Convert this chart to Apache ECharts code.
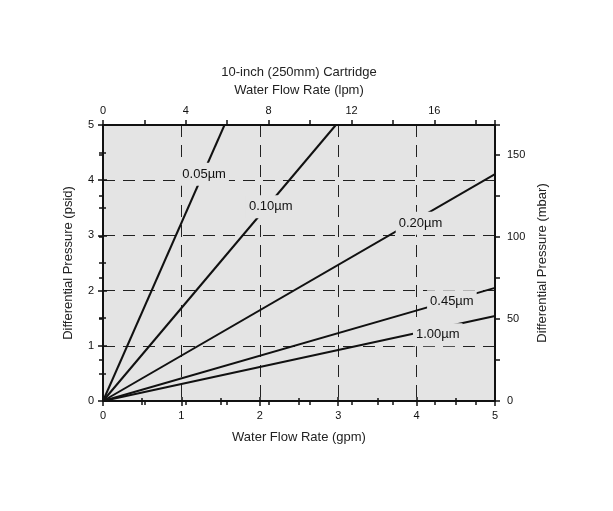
<!DOCTYPE html>
<html>
<head>
<meta charset="utf-8">
<title>10-inch Cartridge pressure drop</title>
<script src="https://cdn.jsdelivr.net/npm/echarts@6/dist/echarts.min.js"></script>
<style>
  html, body { margin: 0; padding: 0; background: #fff; }
  #chart { width: 613px; height: 511px; }
</style>
</head>
<body>
<div id="chart"></div>
<script>
// line end points (every line starts at 0,0)
const poreSizes = ['0.05µm', '0.10µm', '0.20µm', '0.45µm', '1.00µm'];
const endFlowGpm = [1.55, 2.97, 5, 5, 5];
const endPressPsid = [5, 5, 4.11, 2.05, 1.54];
// where each size label sits on its line
const labelFlowGpm = [1.29, 2.14, 4.05, 4.45, 4.27];
const labelPressPsid = [4.11, 3.52, 3.22, 1.80, 1.20];

const gpmMax = 5;
const lpmMax = 18.93;   // 5 gpm in lpm
const psidMax = 5;
const mbarMax = 168;    // right scale as drawn on the original

const font = "'Liberation Sans', Arial, sans-serif";
const black = '#111';

function tickStyle(len) {
  return { show: true, length: len, lineStyle: { color: black, width: 1.5 } };
}

// outer axis (line, labels, outward ticks)
function outerAxis(opt) {
  return Object.assign({
    type: 'value',
    axisLine: { show: true, onZero: false, lineStyle: { color: black, width: 2 } },
    axisTick: tickStyle(5),
    axisLabel: { fontFamily: font, fontSize: 11, color: black },
    splitLine: { show: false },
    nameLocation: 'middle',
    nameTextStyle: { fontFamily: font, fontSize: 13, color: '#222' }
  }, opt);
}

// twin axis that only draws the inward half of the ticks
function innerAxis(opt) {
  return Object.assign({
    type: 'value',
    axisLine: { show: false },
    axisTick: { show: true, inside: true, length: 4, lineStyle: { color: black, width: 1.5 } },
    axisLabel: { show: false },
    splitLine: { show: false }
  }, opt);
}

const dash = { show: true, lineStyle: { color: '#222', width: 1, type: [12, 8] } };
const minor = { show: true, splitNumber: 2, length: 4, lineStyle: { color: black, width: 1.5 } };

const lineSeries = poreSizes.map((s, i) => ({
  name: s,
  type: 'line',
  xAxisIndex: 0,
  yAxisIndex: 0,
  data: [[0, 0], [endFlowGpm[i], endPressPsid[i]]],
  symbol: 'none',
  silent: true,
  z: 3,
  lineStyle: { color: black, width: 2 }
}));

const labelSeries = {
  type: 'scatter',
  xAxisIndex: 0,
  yAxisIndex: 0,
  silent: true,
  z: 6,
  symbolSize: 1,
  itemStyle: { color: 'rgba(0,0,0,0)', opacity: 1 },
  data: poreSizes.map((s, i) => ({ name: s, value: [labelFlowGpm[i], labelPressPsid[i]] })),
  label: {
    show: true,
    position: 'inside',
    formatter: p => p.name,
    fontFamily: font,
    fontSize: 13,
    color: black,
    opacity: 1,
    backgroundColor: '#e4e4e4',
    padding: [5, 3]
  }
};

const option = {
  animation: false,
  backgroundColor: '#fff',
  grid: {
    left: 103, top: 125, right: 118, bottom: 110,
    show: true,
    backgroundColor: '#e4e4e4',
    borderColor: black,
    borderWidth: 2,
    outerBoundsMode: 'none'
  },
  xAxis: [
    outerAxis({
      position: 'bottom', min: 0, max: gpmMax, interval: 1,
      minorTick: minor,
      splitLine: dash,
      axisLabel: { fontFamily: font, fontSize: 11, color: black, margin: 9 },
      name: 'Water Flow Rate (gpm)', nameGap: 30
    }),
    outerAxis({
      position: 'top', min: 0, max: lpmMax, interval: 2,
      axisLabel: { fontFamily: font, fontSize: 11, color: black, margin: 9,
        formatter: v => (v % 4 === 0 ? v : '') },
      name: '10-inch (250mm) Cartridge\nWater Flow Rate (lpm)', nameGap: 26,
      nameTextStyle: { fontFamily: font, fontSize: 13, color: '#222', lineHeight: 18 }
    }),
    innerAxis({ position: 'bottom', min: 0, max: gpmMax, interval: 1,
      minorTick: { show: true, splitNumber: 2, length: 3, lineStyle: { color: black, width: 1.5 } } }),
    innerAxis({ position: 'top', min: 0, max: lpmMax, interval: 2 })
  ],
  yAxis: [
    outerAxis({
      position: 'left', min: 0, max: psidMax, interval: 1,
      minorTick: minor,
      splitLine: dash,
      axisLabel: { fontFamily: font, fontSize: 11, color: black, margin: 9 },
      name: 'Differential Pressure (psid)', nameGap: 28
    }),
    outerAxis({
      position: 'right', min: 0, max: mbarMax, interval: 25,
      axisLabel: { fontFamily: font, fontSize: 11, color: black, margin: 12,
        formatter: v => (v % 50 === 0 ? v : '') },
      name: 'Differential Pressure (mbar)', nameGap: 38
    }),
    innerAxis({ position: 'left', min: 0, max: psidMax, interval: 1,
      minorTick: { show: true, splitNumber: 2, length: 3, lineStyle: { color: black, width: 1.5 } } }),
    innerAxis({ position: 'right', min: 0, max: mbarMax, interval: 25 })
  ],
  series: lineSeries.concat([labelSeries])
};

const chart = echarts.init(document.getElementById('chart'), null, { renderer: 'canvas' });
chart.setOption(option);
</script>
</body>
</html>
┄┄┄┄┄┄┄┄┄┄┄┄┄┄┄┄┄┄┄┄
- [Objective]: Reproduce the whole listing exactly, but not the images in it.

- [Exercise response]:
Convert this chart to Apache ECharts code.
<!DOCTYPE html>
<html>
<head>
<meta charset="utf-8">
<title>10-inch Cartridge pressure drop</title>
<script src="https://cdn.jsdelivr.net/npm/echarts@6/dist/echarts.min.js"></script>
<style>
  html, body { margin: 0; padding: 0; background: #fff; }
  #chart { width: 613px; height: 511px; }
</style>
</head>
<body>
<div id="chart"></div>
<script>
// line end points (every line starts at 0,0)
const poreSizes = ['0.05µm', '0.10µm', '0.20µm', '0.45µm', '1.00µm'];
const endFlowGpm = [1.55, 2.97, 5, 5, 5];
const endPressPsid = [5, 5, 4.11, 2.05, 1.54];
// where each size label sits on its line
const labelFlowGpm = [1.29, 2.14, 4.05, 4.45, 4.27];
const labelPressPsid = [4.11, 3.52, 3.22, 1.80, 1.20];

const gpmMax = 5;
const lpmMax = 18.93;   // 5 gpm in lpm
const psidMax = 5;
const mbarMax = 168;    // right scale as drawn on the original

const font = "'Liberation Sans', Arial, sans-serif";
const black = '#111';

function tickStyle(len) {
  return { show: true, length: len, lineStyle: { color: black, width: 1.5 } };
}

// outer axis (line, labels, outward ticks)
function outerAxis(opt) {
  return Object.assign({
    type: 'value',
    axisLine: { show: true, onZero: false, lineStyle: { color: black, width: 2 } },
    axisTick: tickStyle(5),
    axisLabel: { fontFamily: font, fontSize: 11, color: black },
    splitLine: { show: false },
    nameLocation: 'middle',
    nameTextStyle: { fontFamily: font, fontSize: 13, color: '#222' }
  }, opt);
}

// twin axis that only draws the inward half of the ticks
function innerAxis(opt) {
  return Object.assign({
    type: 'value',
    axisLine: { show: false },
    axisTick: { show: true, inside: true, length: 4, lineStyle: { color: black, width: 1.5 } },
    axisLabel: { show: false },
    splitLine: { show: false }
  }, opt);
}

const dash = { show: true, lineStyle: { color: '#222', width: 1, type: [12, 8] } };
const minor = { show: true, splitNumber: 2, length: 4, lineStyle: { color: black, width: 1.5 } };

const lineSeries = poreSizes.map((s, i) => ({
  name: s,
  type: 'line',
  xAxisIndex: 0,
  yAxisIndex: 0,
  data: [[0, 0], [endFlowGpm[i], endPressPsid[i]]],
  symbol: 'none',
  silent: true,
  z: 3,
  lineStyle: { color: black, width: 2 }
}));

const labelSeries = {
  type: 'scatter',
  xAxisIndex: 0,
  yAxisIndex: 0,
  silent: true,
  z: 6,
  symbolSize: 1,
  itemStyle: { color: 'rgba(0,0,0,0)', opacity: 1 },
  data: poreSizes.map((s, i) => ({ name: s, value: [labelFlowGpm[i], labelPressPsid[i]] })),
  label: {
    show: true,
    position: 'inside',
    formatter: p => p.name,
    fontFamily: font,
    fontSize: 13,
    color: black,
    opacity: 1,
    backgroundColor: '#e4e4e4',
    padding: [5, 3]
  }
};

const option = {
  animation: false,
  backgroundColor: '#fff',
  grid: {
    left: 103, top: 125, right: 118, bottom: 110,
    show: true,
    backgroundColor: '#e4e4e4',
    borderColor: black,
    borderWidth: 2,
    outerBoundsMode: 'none'
  },
  xAxis: [
    outerAxis({
      position: 'bottom', min: 0, max: gpmMax, interval: 1,
      minorTick: minor,
      splitLine: dash,
      axisLabel: { fontFamily: font, fontSize: 11, color: black, margin: 9 },
      name: 'Water Flow Rate (gpm)', nameGap: 30
    }),
    outerAxis({
      position: 'top', min: 0, max: lpmMax, interval: 2,
      axisLabel: { fontFamily: font, fontSize: 11, color: black, margin: 9,
        formatter: v => (v % 4 === 0 ? v : '') },
      name: '10-inch (250mm) Cartridge\nWater Flow Rate (lpm)', nameGap: 26,
      nameTextStyle: { fontFamily: font, fontSize: 13, color: '#222', lineHeight: 18 }
    }),
    innerAxis({ position: 'bottom', min: 0, max: gpmMax, interval: 1,
      minorTick: { show: true, splitNumber: 2, length: 3, lineStyle: { color: black, width: 1.5 } } }),
    innerAxis({ position: 'top', min: 0, max: lpmMax, interval: 2 })
  ],
  yAxis: [
    outerAxis({
      position: 'left', min: 0, max: psidMax, interval: 1,
      minorTick: minor,
      splitLine: dash,
      axisLabel: { fontFamily: font, fontSize: 11, color: black, margin: 9 },
      name: 'Differential Pressure (psid)', nameGap: 28
    }),
    outerAxis({
      position: 'right', min: 0, max: mbarMax, interval: 25,
      axisLabel: { fontFamily: font, fontSize: 11, color: black, margin: 12,
        formatter: v => (v % 50 === 0 ? v : '') },
      name: 'Differential Pressure (mbar)', nameGap: 38
    }),
    innerAxis({ position: 'left', min: 0, max: psidMax, interval: 1,
      minorTick: { show: true, splitNumber: 2, length: 3, lineStyle: { color: black, width: 1.5 } } }),
    innerAxis({ position: 'right', min: 0, max: mbarMax, interval: 25 })
  ],
  series: lineSeries.concat([labelSeries])
};

const chart = echarts.init(document.getElementById('chart'), null, { renderer: 'canvas' });
chart.setOption(option);
</script>
</body>
</html>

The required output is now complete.